Christmas isn’t his ‘thing’. Neither is Easter, his birthday, the tooth fairy or any other number of occasions you can think of. None of it enters his world.
He won’t write any Christmas cards (he can’t write any letters let alone his name) and he likely won’t receive any either, family events and get togethers are too much for him so I stay home with him. The only Christmas event he will come to is the church service but even then he gets very upset because it’s different to how he perceives church to be. He doesn’t know Christmas carols and he wants the usual songs he is used to back.
He doesn’t like the changes.
He doesn’t like new stuff.
He doesn’t like Christmas.
I can’t change that. It’s who he is and how he is. I could cry my eyes out every day for years but it won’t change things. I’ve had a decade of crying and wishing things were different. I have accepted that Christmas just isn’t something my ten year old understands nor does he wish to partake in it.
Even if I bought him presents he would never open them. He’s never opened a birthday or Christmas present in his life.
I could pretend it’s all ok. I could move a tree near where he is and take a picture and pretend he’s part of it all. I could put seasonal clothes on him and imagine he chose them. I could buy and wrap stuff for him and dream that somehow the magic of Christmas would change him overnight. All that would do is break my heart more.

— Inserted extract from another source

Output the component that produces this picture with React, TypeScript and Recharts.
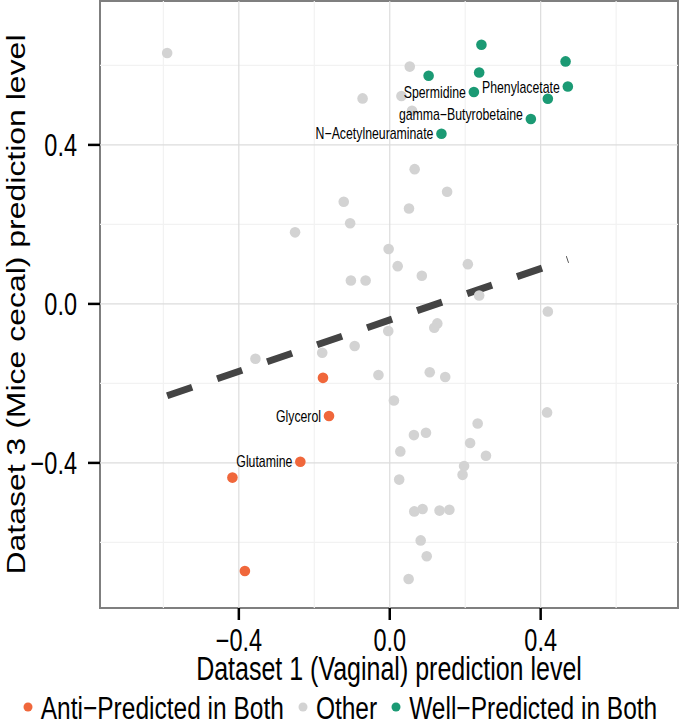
import React from 'react';
import {
  ScatterChart,
  Scatter,
  XAxis,
  YAxis,
  ReferenceLine,
  ReferenceArea,
  Legend,
  LabelList,
} from 'recharts';

// ---------- data ----------
const antiPredicted = [
  { x: -0.177, y: -0.186, name: '' },
  { x: -0.161, y: -0.282, name: 'Glycerol' },
  { x: -0.237, y: -0.397, name: 'Glutamine' },
  { x: -0.417, y: -0.437, name: '' },
  { x: -0.384, y: -0.672, name: '' },
];

const other = [
  { x: -0.59, y: 0.631 },
  { x: -0.072, y: 0.517 },
  { x: 0.053, y: 0.597 },
  { x: 0.031, y: 0.523 },
  { x: 0.059, y: 0.486 },
  { x: 0.066, y: 0.339 },
  { x: 0.152, y: 0.282 },
  { x: -0.122, y: 0.257 },
  { x: -0.105, y: 0.203 },
  { x: -0.251, y: 0.18 },
  { x: 0.051, y: 0.24 },
  { x: -0.003, y: 0.138 },
  { x: 0.021, y: 0.095 },
  { x: 0.207, y: 0.1 },
  { x: 0.085, y: 0.071 },
  { x: -0.103, y: 0.059 },
  { x: -0.064, y: 0.059 },
  { x: 0.237, y: 0.021 },
  { x: 0.419, y: -0.019 },
  { x: 0.126, y: -0.049 },
  { x: 0.118, y: -0.06 },
  { x: -0.004, y: -0.068 },
  { x: -0.093, y: -0.106 },
  { x: -0.179, y: -0.123 },
  { x: -0.356, y: -0.138 },
  { x: -0.03, y: -0.179 },
  { x: 0.106, y: -0.172 },
  { x: 0.147, y: -0.184 },
  { x: 0.011, y: -0.243 },
  { x: 0.417, y: -0.273 },
  { x: 0.233, y: -0.301 },
  { x: 0.064, y: -0.33 },
  { x: 0.096, y: -0.324 },
  { x: 0.213, y: -0.35 },
  { x: 0.028, y: -0.371 },
  { x: 0.255, y: -0.382 },
  { x: 0.197, y: -0.408 },
  { x: 0.193, y: -0.43 },
  { x: 0.025, y: -0.442 },
  { x: 0.065, y: -0.522 },
  { x: 0.087, y: -0.516 },
  { x: 0.132, y: -0.52 },
  { x: 0.158, y: -0.518 },
  { x: 0.082, y: -0.595 },
  { x: 0.098, y: -0.635 },
  { x: 0.05, y: -0.692 },
];

const wellPredicted = [
  { x: 0.243, y: 0.652, name: '' },
  { x: 0.466, y: 0.61, name: '' },
  { x: 0.103, y: 0.574, name: '' },
  { x: 0.237, y: 0.582, name: '' },
  { x: 0.472, y: 0.547, name: 'Phenylacetate' },
  { x: 0.223, y: 0.533, name: 'Spermidine' },
  { x: 0.419, y: 0.516, name: '' },
  { x: 0.374, y: 0.465, name: 'gamma\u2212Butyrobetaine' },
  { x: 0.137, y: 0.428, name: 'N\u2212Acetylneuraminate' },
];

// fitted trend (lm) endpoints over the data's x range
const trendLine = [
  { x: -0.59, y: -0.231 },
  { x: 0.472, y: 0.112 },
];

const majorTicks = [-0.4, 0, 0.4];
const minorTicks = [-0.6, -0.2, 0.2, 0.6];
const xDomain = [-0.768, 0.764];
const yDomain = [-0.765, 0.762];

const xTitle = 'Dataset 1 (Vaginal) prediction level';
const yTitle = 'Dataset 3 (Mice cecal) prediction level';

const legendItems = [
  { label: 'Anti\u2212Predicted in Both', color: '#F0673B' },
  { label: 'Other', color: '#D3D3D3' },
  { label: 'Well\u2212Predicted in Both', color: '#1B9A74' },
];

// ---------- styling ----------
const FONT = "'Liberation Sans', Arial, Helvetica, sans-serif";
const COLORS = { anti: '#F0673B', other: '#D3D3D3', well: '#1B9A74' };
const DOT_R = 5.3;
const VS = 1.3; // vertical stretch of the original figure's text

const fmt = (v: number) =>
  v < 0 ? '\u2212' + Math.abs(v).toFixed(1) : v.toFixed(1);

const makeDot = (color: string) => (props: any) => {
  const { cx, cy } = props;
  if (cx == null || cy == null) return <g />;
  return <circle cx={cx} cy={cy} r={DOT_R} fill={color} stroke="none" />;
};

const labelDy: Record<string, number> = {
  'gamma\u2212Butyrobetaine': -5,
  Phenylacetate: 1,
};

const PointLabel = (props: any) => {
  const { x, y, width, height, value } = props;
  if (!value) return null;
  const cx = x + (width || 0) / 2 - 8;
  const cy = y + (height || 0) / 2 + (labelDy[value] || 0);
  return (
    <text
      transform={`translate(${cx} ${cy}) scale(1 ${VS})`}
      dy="0.355em"
      textAnchor="end"
      fontSize={12.3}
      fontFamily={FONT}
      fill="#000"
    >
      {value}
    </text>
  );
};

const XTick = (props: any) => {
  const { x, y, payload } = props;
  return (
    <text
      transform={`translate(${x} ${y}) scale(1 ${VS})`}
      dy="0.71em"
      textAnchor="middle"
      fontSize={23.5}
      fontFamily={FONT}
      fill="#000"
    >
      {fmt(payload.value)}
    </text>
  );
};

const YTick = (props: any) => {
  const { x, y, payload } = props;
  return (
    <text
      transform={`translate(${x} ${y}) scale(1 ${VS})`}
      dy="0.355em"
      textAnchor="end"
      fontSize={23.5}
      fontFamily={FONT}
      fill="#000"
    >
      {fmt(payload.value)}
    </text>
  );
};

const XTitle = (props: any) => {
  const vb = props.viewBox || { x: 100, y: 608, width: 578, height: 86 };
  const cx = vb.x + vb.width / 2;
  const cy = vb.y + 72;
  return (
    <text
      transform={`translate(${cx} ${cy}) scale(1 ${VS})`}
      textAnchor="middle"
      fontSize={25}
      fontFamily={FONT}
      fill="#000"
    >
      {xTitle}
    </text>
  );
};

const YTitle = (props: any) => {
  const vb = props.viewBox || { x: 10, y: 1, width: 90, height: 607 };
  const cx = vb.x + 15;
  const cy = vb.y + vb.height / 2;
  return (
    <text
      x={cx}
      y={cy}
      transform={`rotate(-90 ${cx} ${cy})`}
      textAnchor="middle"
      fontSize={26}
      fontFamily={FONT}
      textLength={540}
      lengthAdjust="spacingAndGlyphs"
      fill="#000"
    >
      {yTitle}
    </text>
  );
};

const LegendContent = () => (
  <div
    style={{
      display: 'flex',
      justifyContent: 'center',
      alignItems: 'center',
      height: 26,
      fontFamily: FONT,
      fontSize: 24.5,
      lineHeight: '19px',
      whiteSpace: 'nowrap',
      marginLeft: -10,
    }}
  >
    {legendItems.map((it, i) => (
      <div
        key={i}
        style={{
          display: 'flex',
          alignItems: 'center',
          marginRight: i < legendItems.length - 1 ? 12 : 0,
        }}
      >
        <svg width={14} height={14} style={{ marginRight: 6 }}>
          <circle cx={7} cy={7} r={4.5} fill={it.color} />
        </svg>
        <span
          style={{
            color: '#000',
            display: 'inline-block',
            lineHeight: '19px',
            transform: `scaleY(${VS})`,
          }}
        >
          {it.label}
        </span>
      </div>
    ))}
  </div>
);

export default function App() {
  return (
    <div style={{ position: 'absolute', left: 0, top: 0, width: 680, height: 722, background: '#fff' }}>
      <ScatterChart
        width={680}
        height={722}
        margin={{ top: 1, right: 2, left: 10, bottom: 2 }}
      >
        <XAxis
          type="number"
          dataKey="x"
          domain={xDomain}
          allowDataOverflow
          ticks={majorTicks}
          tick={<XTick />}
          tickSize={12}
          tickMargin={9}
          tickLine={{ stroke: '#000', strokeWidth: 2.5 }}
          axisLine={false}
          height={86}
          label={<XTitle />}
        />
        <YAxis
          type="number"
          dataKey="y"
          domain={yDomain}
          allowDataOverflow
          ticks={majorTicks}
          tick={<YTick />}
          tickSize={12}
          tickMargin={11}
          tickLine={{ stroke: '#000', strokeWidth: 2.5 }}
          axisLine={false}
          width={90}
          label={<YTitle />}
        />
        {minorTicks.map((v) => (
          <ReferenceLine key={'mx' + v} x={v} stroke="#F2F2F2" strokeWidth={1.2} />
        ))}
        {minorTicks.map((v) => (
          <ReferenceLine key={'my' + v} y={v} stroke="#F2F2F2" strokeWidth={1.2} />
        ))}
        {majorTicks.map((v) => (
          <ReferenceLine key={'Mx' + v} x={v} stroke="#DCDCDC" strokeWidth={1.2} />
        ))}
        {majorTicks.map((v) => (
          <ReferenceLine key={'My' + v} y={v} stroke="#DCDCDC" strokeWidth={1.2} />
        ))}
        <Scatter
          name="Other"
          data={other}
          fill={COLORS.other}
          shape={makeDot(COLORS.other)}
          isAnimationActive={false}
        />
        <Scatter
          name="Anti-Predicted in Both"
          data={antiPredicted}
          fill={COLORS.anti}
          shape={makeDot(COLORS.anti)}
          isAnimationActive={false}
        >
          <LabelList dataKey="name" content={<PointLabel />} />
        </Scatter>
        <Scatter
          name="Well-Predicted in Both"
          data={wellPredicted}
          fill={COLORS.well}
          shape={makeDot(COLORS.well)}
          isAnimationActive={false}
        >
          <LabelList dataKey="name" content={<PointLabel />} />
        </Scatter>
        <ReferenceLine
          segment={trendLine}
          stroke="#444444"
          strokeWidth={7}
          strokeDasharray="26.4 26.4"
        />
        <ReferenceArea
          x1={xDomain[0]}
          x2={xDomain[1]}
          y1={yDomain[0]}
          y2={yDomain[1]}
          fill="none"
          fillOpacity={0}
          stroke="#7F7F7F"
          strokeWidth={2}
        />
        <Legend
          verticalAlign="bottom"
          align="center"
          height={26}
          wrapperStyle={{ height: 26 }}
          content={<LegendContent />}
        />
      </ScatterChart>
    </div>
  );
}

I don’t need that. He doesn’t need that.
So while I decorate my daughters bedroom with her and revel in her excitement, while I buy and wrap gifts for her eagerly looking forward to seeing her face on Christmas morning, while we sing and laugh together as we practice Christmas songs the other side to my life is that I am playing down everything as much as possible to keep my son at ease.
I walk a fine line of trying to celebrate and embrace Christmas with one twin whilst ignoring it’s very existence with the other.
My son has severe learning difficulties, severe autism and epilepsy. He can’t speak. He can’t care for himself.
He is full of life, full of fun and the love of my life.
But at ten years old he still doesn’t know what Christmas even is…and he most likely never will.